When you make a purchase online, you are presented with the option to pay with PayPal or credit card (Visa or Mastercard). Ever wondered what’s the difference? As someone who is passionate about payments and believe in understanding the basics, I have decided to write about it. In the payment ecosystem, I think it’s easier to understand credit card than Paypal. Credit card is just the network. Credit card companies connect the banks, and its model can be simplified to providing the highway, and collecting the toll for using it. Its network is used to authorize payment between seller and buyers. More specifically, this network connects the issuing bank (consumer), acquiring bank (merchant), processors, and register (POS or payment gateway for online).
Mastercard & Visa states that an acquirer must be a financial institution (i.e. bank) registered on the network as an acquirer. Most of the acquiring bank will partner a company that specialize in payment acquiring such as TSYS or First Data to provide the acquiring service. The issuing bank will also work with processor, such as TSYS and First Data to record, authorize transaction, and handle clearing and settlement.
PayPal has gotten harder to classify these days as it has taken a number of roles in the payment value chain. This aligns with PayPal’s strategy to create its own payment ecosystem. In this regard, PayPal has taken the role of
- Working capital lender
PayPal started as a payment solution to e-commerce. It allowed users to pay without giving random merchants access to your credit card number and billing info. In addition, PayPal also provided “consumer protection”, namely money back if item purchased was not received. On the merchant side, PayPal naturally offers merchant solution for payments made through PayPal. This is typically solution provided by the acquirer in credit card payment scheme. As more people use PayPal, merchants start to pay its suppliers with money they receive in PayPal. In such scenario where money flows through the PayPal system, PayPal has the advantage to either reduce fees v.s. credit card, or speed up the money transfer. PayPal also started to offer “value added services” to these merchants, such as loans.

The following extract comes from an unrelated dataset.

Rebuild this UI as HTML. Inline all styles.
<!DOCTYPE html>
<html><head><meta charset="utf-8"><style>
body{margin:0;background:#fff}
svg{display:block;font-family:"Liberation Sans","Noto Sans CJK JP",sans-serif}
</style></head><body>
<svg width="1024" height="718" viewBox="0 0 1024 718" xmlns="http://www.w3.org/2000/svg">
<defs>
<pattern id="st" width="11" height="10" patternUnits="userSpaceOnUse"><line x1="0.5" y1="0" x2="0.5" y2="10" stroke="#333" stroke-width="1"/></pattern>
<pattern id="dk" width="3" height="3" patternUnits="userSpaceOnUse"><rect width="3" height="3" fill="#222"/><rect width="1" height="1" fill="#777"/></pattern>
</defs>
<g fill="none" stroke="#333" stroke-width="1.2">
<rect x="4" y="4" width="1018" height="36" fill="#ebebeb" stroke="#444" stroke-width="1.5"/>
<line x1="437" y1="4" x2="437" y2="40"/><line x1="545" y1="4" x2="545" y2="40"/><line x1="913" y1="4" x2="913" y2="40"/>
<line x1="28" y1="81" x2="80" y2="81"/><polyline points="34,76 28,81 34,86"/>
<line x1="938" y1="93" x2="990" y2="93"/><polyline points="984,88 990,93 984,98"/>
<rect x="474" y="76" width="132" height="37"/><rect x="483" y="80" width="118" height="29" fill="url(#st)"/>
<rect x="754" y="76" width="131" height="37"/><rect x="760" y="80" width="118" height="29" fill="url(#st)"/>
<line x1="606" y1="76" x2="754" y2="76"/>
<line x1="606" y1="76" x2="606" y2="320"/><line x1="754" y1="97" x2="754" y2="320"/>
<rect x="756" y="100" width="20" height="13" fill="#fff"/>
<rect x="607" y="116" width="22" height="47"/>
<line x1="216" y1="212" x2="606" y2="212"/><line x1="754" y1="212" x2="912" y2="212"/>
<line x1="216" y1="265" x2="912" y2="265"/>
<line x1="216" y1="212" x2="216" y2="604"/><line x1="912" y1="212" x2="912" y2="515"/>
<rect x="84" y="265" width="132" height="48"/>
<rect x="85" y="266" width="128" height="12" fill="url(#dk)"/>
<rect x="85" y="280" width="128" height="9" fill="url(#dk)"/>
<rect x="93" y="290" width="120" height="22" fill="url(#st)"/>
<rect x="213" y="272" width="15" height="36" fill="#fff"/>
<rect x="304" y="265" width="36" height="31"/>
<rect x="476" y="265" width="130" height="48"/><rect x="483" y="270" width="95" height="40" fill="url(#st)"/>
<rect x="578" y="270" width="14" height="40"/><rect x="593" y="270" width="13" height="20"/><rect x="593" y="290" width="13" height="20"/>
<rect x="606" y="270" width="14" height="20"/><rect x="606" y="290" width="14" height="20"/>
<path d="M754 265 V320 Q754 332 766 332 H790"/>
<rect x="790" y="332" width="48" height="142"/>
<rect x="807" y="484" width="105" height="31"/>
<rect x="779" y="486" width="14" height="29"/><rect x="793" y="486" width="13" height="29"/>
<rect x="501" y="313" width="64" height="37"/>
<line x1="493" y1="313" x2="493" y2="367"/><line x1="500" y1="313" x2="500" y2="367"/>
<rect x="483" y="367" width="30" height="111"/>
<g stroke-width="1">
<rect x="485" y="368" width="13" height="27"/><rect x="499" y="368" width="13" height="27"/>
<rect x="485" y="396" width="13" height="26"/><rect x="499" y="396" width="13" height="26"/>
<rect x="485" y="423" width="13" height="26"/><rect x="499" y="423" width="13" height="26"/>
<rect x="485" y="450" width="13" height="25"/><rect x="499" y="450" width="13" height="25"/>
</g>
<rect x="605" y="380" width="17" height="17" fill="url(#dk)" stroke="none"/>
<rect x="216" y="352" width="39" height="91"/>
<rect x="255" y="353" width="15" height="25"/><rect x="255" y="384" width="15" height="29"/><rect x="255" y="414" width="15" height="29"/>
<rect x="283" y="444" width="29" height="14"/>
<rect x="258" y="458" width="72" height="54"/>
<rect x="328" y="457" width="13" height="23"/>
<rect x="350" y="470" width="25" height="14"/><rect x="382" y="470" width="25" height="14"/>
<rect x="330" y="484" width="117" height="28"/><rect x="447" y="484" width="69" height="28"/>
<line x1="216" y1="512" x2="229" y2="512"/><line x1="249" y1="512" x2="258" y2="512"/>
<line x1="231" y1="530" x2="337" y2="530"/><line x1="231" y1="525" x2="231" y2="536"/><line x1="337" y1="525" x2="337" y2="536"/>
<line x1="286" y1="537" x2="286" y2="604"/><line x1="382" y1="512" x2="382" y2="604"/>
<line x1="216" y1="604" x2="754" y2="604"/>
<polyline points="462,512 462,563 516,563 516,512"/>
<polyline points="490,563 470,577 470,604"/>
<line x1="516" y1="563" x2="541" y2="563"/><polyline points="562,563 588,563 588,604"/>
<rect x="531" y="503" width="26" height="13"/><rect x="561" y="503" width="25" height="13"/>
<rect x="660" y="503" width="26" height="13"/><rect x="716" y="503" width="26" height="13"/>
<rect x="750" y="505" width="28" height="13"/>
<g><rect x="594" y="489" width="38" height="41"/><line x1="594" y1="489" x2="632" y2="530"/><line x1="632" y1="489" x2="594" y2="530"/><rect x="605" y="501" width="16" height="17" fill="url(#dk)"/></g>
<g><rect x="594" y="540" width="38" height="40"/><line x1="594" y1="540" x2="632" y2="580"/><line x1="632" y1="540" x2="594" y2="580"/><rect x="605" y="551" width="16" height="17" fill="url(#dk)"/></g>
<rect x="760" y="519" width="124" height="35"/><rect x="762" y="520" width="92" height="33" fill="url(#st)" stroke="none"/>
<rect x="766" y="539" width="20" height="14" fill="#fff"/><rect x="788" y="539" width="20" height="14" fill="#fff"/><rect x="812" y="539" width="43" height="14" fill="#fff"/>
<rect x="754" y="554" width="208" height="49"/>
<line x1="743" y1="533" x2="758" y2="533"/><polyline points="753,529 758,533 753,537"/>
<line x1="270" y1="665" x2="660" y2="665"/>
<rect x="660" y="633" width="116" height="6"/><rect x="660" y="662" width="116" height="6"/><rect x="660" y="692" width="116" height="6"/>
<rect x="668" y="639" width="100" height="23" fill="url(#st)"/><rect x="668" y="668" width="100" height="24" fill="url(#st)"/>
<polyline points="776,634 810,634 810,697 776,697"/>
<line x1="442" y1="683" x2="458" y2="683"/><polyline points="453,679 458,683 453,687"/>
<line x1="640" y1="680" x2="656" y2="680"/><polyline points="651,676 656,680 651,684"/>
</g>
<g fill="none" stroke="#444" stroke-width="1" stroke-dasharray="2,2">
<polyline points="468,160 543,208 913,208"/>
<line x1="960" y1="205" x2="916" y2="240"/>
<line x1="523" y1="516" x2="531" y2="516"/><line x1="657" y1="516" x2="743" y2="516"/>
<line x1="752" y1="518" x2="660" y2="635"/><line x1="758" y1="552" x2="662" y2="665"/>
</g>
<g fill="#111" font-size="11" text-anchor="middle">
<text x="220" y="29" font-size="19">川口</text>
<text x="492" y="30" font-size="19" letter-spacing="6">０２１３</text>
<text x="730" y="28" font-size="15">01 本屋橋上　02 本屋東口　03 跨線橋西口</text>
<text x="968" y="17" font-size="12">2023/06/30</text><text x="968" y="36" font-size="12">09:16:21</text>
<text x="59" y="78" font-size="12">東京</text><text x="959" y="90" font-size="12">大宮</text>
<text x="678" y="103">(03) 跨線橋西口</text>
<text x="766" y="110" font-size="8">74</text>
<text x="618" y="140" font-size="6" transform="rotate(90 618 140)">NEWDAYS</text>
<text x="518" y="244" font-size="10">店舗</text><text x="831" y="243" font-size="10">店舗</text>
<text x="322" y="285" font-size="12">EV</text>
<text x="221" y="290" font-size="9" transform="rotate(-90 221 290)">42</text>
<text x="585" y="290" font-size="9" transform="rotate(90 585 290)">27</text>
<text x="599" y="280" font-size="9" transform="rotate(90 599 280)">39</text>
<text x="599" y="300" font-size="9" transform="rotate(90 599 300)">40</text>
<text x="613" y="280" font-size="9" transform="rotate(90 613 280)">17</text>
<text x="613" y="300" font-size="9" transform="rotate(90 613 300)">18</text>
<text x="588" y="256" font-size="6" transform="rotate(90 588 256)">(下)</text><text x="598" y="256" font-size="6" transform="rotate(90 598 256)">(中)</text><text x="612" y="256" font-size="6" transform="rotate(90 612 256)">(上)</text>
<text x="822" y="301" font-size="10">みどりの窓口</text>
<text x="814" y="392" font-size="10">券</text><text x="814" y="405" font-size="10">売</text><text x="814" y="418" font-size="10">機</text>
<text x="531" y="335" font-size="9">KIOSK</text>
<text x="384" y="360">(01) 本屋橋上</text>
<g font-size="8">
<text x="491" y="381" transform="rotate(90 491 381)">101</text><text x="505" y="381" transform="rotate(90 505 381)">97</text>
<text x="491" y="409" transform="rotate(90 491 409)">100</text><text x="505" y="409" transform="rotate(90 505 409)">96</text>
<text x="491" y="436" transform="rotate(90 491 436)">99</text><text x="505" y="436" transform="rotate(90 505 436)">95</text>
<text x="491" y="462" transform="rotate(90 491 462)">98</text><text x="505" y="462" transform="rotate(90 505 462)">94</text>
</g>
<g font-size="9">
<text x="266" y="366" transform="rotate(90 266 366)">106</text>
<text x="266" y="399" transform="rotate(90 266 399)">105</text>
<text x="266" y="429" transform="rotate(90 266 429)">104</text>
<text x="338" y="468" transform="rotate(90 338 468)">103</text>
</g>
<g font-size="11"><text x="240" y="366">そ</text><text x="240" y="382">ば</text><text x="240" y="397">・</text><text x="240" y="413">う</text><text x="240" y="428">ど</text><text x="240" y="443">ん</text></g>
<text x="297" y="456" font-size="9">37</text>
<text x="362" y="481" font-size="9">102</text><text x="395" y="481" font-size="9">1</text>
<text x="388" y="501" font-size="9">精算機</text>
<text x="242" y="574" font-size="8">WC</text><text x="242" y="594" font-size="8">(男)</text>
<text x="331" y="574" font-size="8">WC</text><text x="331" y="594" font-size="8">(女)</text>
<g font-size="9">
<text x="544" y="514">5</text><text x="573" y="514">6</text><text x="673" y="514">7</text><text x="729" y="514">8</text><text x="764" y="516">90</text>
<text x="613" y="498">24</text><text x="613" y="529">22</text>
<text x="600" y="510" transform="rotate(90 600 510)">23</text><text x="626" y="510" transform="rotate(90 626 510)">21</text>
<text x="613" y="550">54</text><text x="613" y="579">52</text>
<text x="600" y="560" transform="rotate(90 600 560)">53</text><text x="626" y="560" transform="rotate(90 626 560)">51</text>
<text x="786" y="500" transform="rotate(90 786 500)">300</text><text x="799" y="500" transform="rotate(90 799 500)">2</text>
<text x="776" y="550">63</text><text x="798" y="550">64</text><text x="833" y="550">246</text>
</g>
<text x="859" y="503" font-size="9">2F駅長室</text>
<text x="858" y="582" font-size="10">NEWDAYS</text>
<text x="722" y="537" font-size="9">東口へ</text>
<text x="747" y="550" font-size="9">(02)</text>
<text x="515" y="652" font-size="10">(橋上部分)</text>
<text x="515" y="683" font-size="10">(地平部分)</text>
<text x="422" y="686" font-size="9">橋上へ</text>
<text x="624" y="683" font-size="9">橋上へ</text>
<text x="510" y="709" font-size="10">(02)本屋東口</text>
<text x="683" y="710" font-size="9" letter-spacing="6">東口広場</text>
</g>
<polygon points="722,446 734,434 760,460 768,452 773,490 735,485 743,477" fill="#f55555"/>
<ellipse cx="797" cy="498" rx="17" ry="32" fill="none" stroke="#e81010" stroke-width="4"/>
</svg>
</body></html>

Hence, the difference simplified:
Credit card provides the network used in payments. PayPal provides online consumers and merchants one-stop payment solution.
How PayPal moves revenue away from banks & credit card networks
Yesterday, I was at a payment event, and a couple people said even with PayPal, I am using credit card or debit card so bank and credit card network still gets a piece of the action. The answer is yes and no. If someone were to make a payment through PayPal, the credit card network may or may not be used. If you are paying with your PayPal balance or your checking account, then it doesn’t use the credit card network. In such scenarios, PayPal makes more from the transaction fee since doesn’t have to share the profit with the credit card networks (issuer, acquirer, network, and processor) or in the case of checking account, it’s using ACH, which has a much lower fee than credit card networks. Banks typically does not charge for ACH. So in general, the initial funding of PayPal or payment go through credit cards network, but once the money is in the PayPay system, and used as payments, this is where credit card companies will lose in transaction fees and where PayPal gains.

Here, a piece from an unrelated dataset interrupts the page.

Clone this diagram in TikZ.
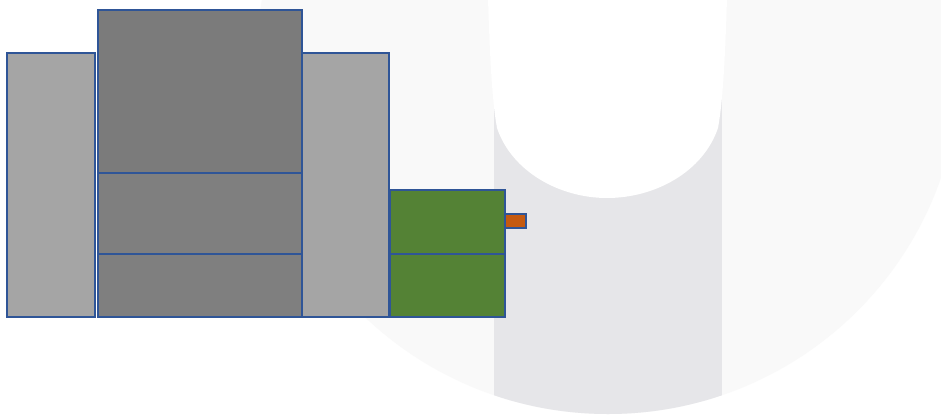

How PayPal still involved for purchase made through credit card
I want to point out here that PayPal can still be involved for purchase made by credit card, and not PayPal. This happens for online merchant that uses PayPal as its acquiring solution, with gateway included. This is not uncommon since in the early stage of online commerce, PayPal was what consumers used to pay merchants. The process would be something like:
- Buyer A shops at merchant B, and uses credit card to pay.

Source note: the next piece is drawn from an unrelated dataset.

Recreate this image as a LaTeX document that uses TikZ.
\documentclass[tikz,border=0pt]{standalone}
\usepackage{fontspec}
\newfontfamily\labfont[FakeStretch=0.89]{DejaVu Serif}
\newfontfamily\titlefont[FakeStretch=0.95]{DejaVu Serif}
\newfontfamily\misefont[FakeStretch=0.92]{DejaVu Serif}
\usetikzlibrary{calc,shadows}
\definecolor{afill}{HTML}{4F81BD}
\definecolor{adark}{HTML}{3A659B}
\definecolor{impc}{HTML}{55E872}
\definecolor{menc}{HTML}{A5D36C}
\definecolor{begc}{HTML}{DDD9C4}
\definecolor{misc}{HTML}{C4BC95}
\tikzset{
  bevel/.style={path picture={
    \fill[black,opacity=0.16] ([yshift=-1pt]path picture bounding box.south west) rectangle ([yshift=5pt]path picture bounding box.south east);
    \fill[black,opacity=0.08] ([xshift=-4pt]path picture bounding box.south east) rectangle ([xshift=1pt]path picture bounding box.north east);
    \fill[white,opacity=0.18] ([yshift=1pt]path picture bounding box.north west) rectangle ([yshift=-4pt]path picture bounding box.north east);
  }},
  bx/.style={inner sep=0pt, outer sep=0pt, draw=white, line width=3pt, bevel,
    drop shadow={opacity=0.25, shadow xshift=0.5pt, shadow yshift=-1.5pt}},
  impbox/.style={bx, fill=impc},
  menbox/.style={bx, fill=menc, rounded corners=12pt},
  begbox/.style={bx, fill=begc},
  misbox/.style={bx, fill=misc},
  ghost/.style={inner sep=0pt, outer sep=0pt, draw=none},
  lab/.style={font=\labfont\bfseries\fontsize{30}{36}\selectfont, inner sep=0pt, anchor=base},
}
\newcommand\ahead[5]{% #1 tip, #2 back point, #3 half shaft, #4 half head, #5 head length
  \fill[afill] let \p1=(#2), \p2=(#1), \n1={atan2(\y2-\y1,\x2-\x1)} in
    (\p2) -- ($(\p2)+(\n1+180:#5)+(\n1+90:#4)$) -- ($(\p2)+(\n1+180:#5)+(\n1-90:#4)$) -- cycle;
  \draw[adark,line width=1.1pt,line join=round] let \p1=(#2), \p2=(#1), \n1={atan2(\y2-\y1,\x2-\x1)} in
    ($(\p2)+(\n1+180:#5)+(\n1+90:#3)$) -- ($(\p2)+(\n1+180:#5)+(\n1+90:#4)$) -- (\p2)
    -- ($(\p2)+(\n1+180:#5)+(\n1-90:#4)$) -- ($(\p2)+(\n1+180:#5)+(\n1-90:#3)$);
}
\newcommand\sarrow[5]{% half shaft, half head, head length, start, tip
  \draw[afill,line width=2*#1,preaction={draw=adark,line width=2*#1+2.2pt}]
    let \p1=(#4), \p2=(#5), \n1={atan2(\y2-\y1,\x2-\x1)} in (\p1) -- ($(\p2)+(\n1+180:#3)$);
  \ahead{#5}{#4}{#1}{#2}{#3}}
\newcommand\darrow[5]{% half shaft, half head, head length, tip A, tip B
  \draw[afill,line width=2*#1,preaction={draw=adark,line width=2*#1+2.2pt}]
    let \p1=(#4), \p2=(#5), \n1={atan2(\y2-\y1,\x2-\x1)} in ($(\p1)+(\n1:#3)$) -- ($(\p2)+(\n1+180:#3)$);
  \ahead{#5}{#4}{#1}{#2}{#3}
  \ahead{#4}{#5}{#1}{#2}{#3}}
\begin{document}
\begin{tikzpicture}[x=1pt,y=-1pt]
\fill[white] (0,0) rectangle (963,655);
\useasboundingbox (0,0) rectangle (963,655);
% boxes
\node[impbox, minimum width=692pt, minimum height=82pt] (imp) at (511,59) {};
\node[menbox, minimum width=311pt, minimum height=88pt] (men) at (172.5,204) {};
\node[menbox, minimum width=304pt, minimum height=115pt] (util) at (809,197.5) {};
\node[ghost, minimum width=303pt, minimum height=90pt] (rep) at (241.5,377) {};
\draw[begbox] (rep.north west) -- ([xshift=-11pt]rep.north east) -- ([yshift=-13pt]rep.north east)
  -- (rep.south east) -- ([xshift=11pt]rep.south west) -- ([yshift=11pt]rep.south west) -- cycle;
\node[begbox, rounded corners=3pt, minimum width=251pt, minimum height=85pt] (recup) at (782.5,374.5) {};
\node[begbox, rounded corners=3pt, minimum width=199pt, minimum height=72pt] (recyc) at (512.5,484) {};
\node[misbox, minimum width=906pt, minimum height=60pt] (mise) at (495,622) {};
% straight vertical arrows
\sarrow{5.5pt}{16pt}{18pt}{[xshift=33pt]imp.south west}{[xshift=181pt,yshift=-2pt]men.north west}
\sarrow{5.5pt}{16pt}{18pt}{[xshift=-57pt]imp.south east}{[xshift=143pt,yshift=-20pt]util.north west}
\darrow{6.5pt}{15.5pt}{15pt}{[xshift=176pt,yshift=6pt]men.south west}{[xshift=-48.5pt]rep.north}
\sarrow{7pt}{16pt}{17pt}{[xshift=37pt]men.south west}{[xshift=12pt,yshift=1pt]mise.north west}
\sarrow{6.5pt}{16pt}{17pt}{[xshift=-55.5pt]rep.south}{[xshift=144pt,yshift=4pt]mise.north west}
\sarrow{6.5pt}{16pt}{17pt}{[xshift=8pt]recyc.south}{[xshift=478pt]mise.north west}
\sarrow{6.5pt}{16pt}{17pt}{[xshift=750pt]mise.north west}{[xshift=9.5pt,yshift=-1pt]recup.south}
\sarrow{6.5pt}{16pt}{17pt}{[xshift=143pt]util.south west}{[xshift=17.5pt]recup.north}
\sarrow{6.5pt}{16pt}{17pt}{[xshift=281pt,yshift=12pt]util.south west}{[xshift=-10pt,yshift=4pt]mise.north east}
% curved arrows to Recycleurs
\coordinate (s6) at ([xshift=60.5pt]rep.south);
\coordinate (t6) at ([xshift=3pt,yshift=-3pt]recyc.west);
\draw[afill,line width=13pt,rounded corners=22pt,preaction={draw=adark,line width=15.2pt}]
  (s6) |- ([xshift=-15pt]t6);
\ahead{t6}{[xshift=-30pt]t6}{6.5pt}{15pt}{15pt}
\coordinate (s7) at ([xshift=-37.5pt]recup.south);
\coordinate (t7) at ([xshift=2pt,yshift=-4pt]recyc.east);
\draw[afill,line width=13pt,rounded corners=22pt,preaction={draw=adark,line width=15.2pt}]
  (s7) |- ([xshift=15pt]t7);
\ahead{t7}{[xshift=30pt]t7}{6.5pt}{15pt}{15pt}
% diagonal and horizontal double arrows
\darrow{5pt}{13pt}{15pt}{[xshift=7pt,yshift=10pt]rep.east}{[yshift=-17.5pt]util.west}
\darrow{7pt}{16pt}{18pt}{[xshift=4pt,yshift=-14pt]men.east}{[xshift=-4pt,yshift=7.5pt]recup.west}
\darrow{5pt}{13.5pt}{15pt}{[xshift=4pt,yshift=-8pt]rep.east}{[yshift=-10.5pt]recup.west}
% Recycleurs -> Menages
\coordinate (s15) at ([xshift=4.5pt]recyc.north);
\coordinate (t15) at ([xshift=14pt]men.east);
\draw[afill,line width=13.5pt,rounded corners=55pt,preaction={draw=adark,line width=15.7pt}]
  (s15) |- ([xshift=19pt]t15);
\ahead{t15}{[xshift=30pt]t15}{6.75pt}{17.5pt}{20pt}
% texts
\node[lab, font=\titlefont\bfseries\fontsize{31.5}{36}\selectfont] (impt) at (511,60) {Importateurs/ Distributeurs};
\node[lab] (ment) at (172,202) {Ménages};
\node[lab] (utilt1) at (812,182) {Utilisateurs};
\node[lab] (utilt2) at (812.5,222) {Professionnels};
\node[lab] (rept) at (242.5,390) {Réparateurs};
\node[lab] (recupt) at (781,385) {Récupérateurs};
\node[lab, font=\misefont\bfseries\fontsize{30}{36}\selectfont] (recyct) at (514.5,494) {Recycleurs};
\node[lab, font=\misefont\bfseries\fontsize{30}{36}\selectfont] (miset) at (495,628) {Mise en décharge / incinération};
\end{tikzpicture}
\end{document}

- PayPal will act as gateway, and connect into the credit card’s network, and wait for authorization.
- In this transaction, PayPal will collect acquirer’s fee
PayPal’s strategy vs Mastercard & Visa
PayPal and credit cards have very different strategies. First, both PayPal and credit cards make most of their money from transaction fees. So, both type of companies have goal to increase transaction volume and values.
For Visa and Mastercard, their strategy has always been the infrastructure play. They build the highway, and collect toll for using it. Mastercard’s recent acquisition of Transactis is an example of such play. Transactis help acquirers (i.e. banks) provide fully automated billing solution to merchants to with the goal to ease account receivable operations.
PayPal, true to its online origin, focus on online and mobile payments. More importantly, it is creating an ecosystem so that money doesn’t leave PayPal. This will not only increase PayPay usage, but also increase revenue, as PayPal would not need to share revenue with banks and credit card companies. Once can see this strategy play out in PayPal’s acquisitions:
Xoom is an online solution for sending cross-border remittance. Paydiant is provides white label e-wallet solution. Braintree provides all tools online and mobile business need to accept payments. Braintree also owns Venmo, an e-wallet that can be used to transfer payments between friends with a social aspect to the App.
These acquisitions show PayPal’s goal to stay as the clear leader for any online or mobile payment activities, which is important to creating the ecosystem.
In this article, I wanted to just lay out the grounds for understanding basic difference between PayPay and Mastercard / Visa. Based on such ground, looked briefly at their acquisition and strategy. In the next article, I plan to look deeper into their strategy, and what are some of the ways they can evolve the current payment system with the ultimate goal of providing the more simplified, faster, and cheaper payment solution to their customers.